Exercise: Extract everything from the first line through the line with "import * as echarts from 'echarts';", both ends included, except for any pictures.

---*---

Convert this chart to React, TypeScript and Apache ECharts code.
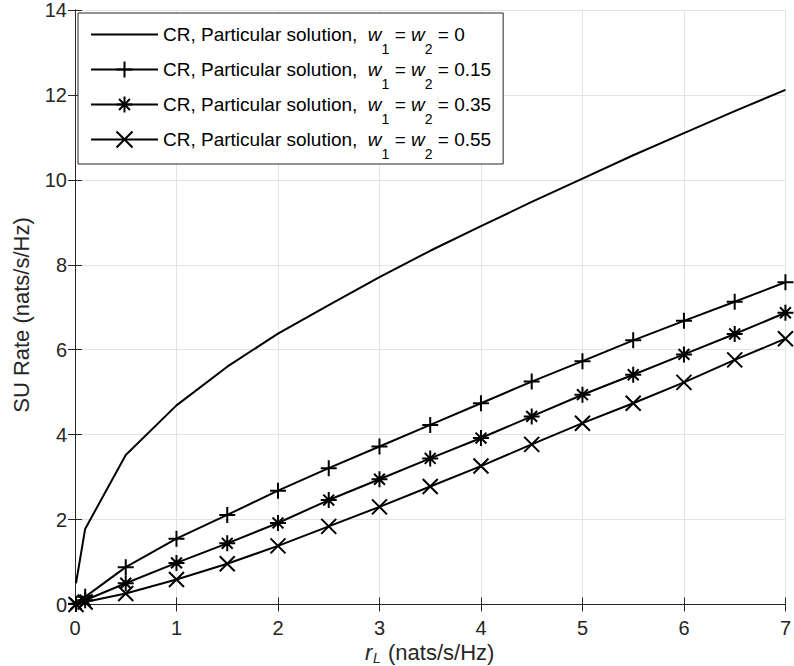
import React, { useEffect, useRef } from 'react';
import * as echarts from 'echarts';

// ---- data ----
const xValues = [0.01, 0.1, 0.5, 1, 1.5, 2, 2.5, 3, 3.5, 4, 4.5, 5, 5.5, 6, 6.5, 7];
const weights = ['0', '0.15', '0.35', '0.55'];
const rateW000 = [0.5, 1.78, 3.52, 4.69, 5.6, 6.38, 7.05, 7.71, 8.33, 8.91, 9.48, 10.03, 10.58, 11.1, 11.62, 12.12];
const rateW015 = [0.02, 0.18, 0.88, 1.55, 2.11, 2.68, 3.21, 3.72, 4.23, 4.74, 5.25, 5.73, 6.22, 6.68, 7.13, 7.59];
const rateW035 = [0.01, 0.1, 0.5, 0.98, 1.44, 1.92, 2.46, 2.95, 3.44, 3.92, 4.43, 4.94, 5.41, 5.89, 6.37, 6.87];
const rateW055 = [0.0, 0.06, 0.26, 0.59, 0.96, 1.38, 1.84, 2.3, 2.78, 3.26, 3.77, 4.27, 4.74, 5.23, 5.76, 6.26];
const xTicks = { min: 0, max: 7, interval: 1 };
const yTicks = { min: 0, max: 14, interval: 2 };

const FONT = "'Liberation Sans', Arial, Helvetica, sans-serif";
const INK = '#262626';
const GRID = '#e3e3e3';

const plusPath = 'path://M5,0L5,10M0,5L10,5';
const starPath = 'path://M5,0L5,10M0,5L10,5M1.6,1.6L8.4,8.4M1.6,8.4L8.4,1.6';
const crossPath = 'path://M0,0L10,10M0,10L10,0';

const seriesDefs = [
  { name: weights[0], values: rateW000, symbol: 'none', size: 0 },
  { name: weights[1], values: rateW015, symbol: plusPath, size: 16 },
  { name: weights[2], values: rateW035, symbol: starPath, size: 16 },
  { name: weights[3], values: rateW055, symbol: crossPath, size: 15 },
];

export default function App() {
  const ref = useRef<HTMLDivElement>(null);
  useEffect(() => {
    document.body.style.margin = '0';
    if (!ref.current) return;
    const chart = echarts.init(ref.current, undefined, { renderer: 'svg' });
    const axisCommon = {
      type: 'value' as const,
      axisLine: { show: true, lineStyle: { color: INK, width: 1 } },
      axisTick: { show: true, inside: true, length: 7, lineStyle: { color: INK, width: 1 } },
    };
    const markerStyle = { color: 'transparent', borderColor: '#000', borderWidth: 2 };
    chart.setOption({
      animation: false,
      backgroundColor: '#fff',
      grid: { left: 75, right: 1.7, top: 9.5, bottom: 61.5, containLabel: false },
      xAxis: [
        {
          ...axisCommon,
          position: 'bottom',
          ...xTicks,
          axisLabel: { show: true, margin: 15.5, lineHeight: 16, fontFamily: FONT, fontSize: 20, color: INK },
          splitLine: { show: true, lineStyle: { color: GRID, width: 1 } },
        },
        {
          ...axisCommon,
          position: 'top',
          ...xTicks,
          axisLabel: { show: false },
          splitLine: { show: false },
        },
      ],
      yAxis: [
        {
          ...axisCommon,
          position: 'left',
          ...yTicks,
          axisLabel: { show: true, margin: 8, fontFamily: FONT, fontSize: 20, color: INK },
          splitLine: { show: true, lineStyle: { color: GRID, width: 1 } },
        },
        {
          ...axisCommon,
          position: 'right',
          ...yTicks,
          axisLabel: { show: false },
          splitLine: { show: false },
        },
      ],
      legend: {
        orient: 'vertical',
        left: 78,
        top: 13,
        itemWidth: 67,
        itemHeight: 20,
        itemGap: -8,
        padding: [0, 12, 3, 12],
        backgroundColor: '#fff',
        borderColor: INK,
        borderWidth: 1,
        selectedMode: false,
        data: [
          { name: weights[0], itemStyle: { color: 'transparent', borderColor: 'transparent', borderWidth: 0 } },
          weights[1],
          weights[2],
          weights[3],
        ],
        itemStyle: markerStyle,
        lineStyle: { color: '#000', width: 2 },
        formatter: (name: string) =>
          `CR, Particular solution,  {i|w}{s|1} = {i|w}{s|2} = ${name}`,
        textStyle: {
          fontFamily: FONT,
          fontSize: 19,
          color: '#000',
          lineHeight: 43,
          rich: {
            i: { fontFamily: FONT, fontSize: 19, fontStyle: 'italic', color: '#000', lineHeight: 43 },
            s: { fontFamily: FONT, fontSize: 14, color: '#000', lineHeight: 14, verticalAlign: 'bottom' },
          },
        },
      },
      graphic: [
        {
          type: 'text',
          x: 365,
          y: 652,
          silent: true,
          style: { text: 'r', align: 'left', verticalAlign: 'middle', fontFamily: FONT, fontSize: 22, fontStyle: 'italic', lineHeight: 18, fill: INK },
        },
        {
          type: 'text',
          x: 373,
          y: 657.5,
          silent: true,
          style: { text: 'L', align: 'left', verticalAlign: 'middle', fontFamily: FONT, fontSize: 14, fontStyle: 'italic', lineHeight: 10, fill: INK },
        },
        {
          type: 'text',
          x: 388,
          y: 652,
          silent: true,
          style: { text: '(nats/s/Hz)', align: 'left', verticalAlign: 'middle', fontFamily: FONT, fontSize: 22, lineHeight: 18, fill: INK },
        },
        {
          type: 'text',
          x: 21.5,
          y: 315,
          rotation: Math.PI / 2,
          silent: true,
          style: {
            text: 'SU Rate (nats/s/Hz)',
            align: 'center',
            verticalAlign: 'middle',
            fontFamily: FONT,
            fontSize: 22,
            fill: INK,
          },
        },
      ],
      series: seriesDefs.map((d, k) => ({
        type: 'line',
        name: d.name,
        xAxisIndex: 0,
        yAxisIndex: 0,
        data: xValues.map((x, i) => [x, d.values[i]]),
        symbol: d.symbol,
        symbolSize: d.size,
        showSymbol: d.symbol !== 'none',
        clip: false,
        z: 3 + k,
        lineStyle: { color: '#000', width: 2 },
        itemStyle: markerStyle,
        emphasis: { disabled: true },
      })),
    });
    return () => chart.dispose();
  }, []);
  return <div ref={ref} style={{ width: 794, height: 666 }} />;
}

---*---

Result for this task:
Convert this chart to React, TypeScript and Apache ECharts code.
import React, { useEffect, useRef } from 'react';
import * as echarts from 'echarts';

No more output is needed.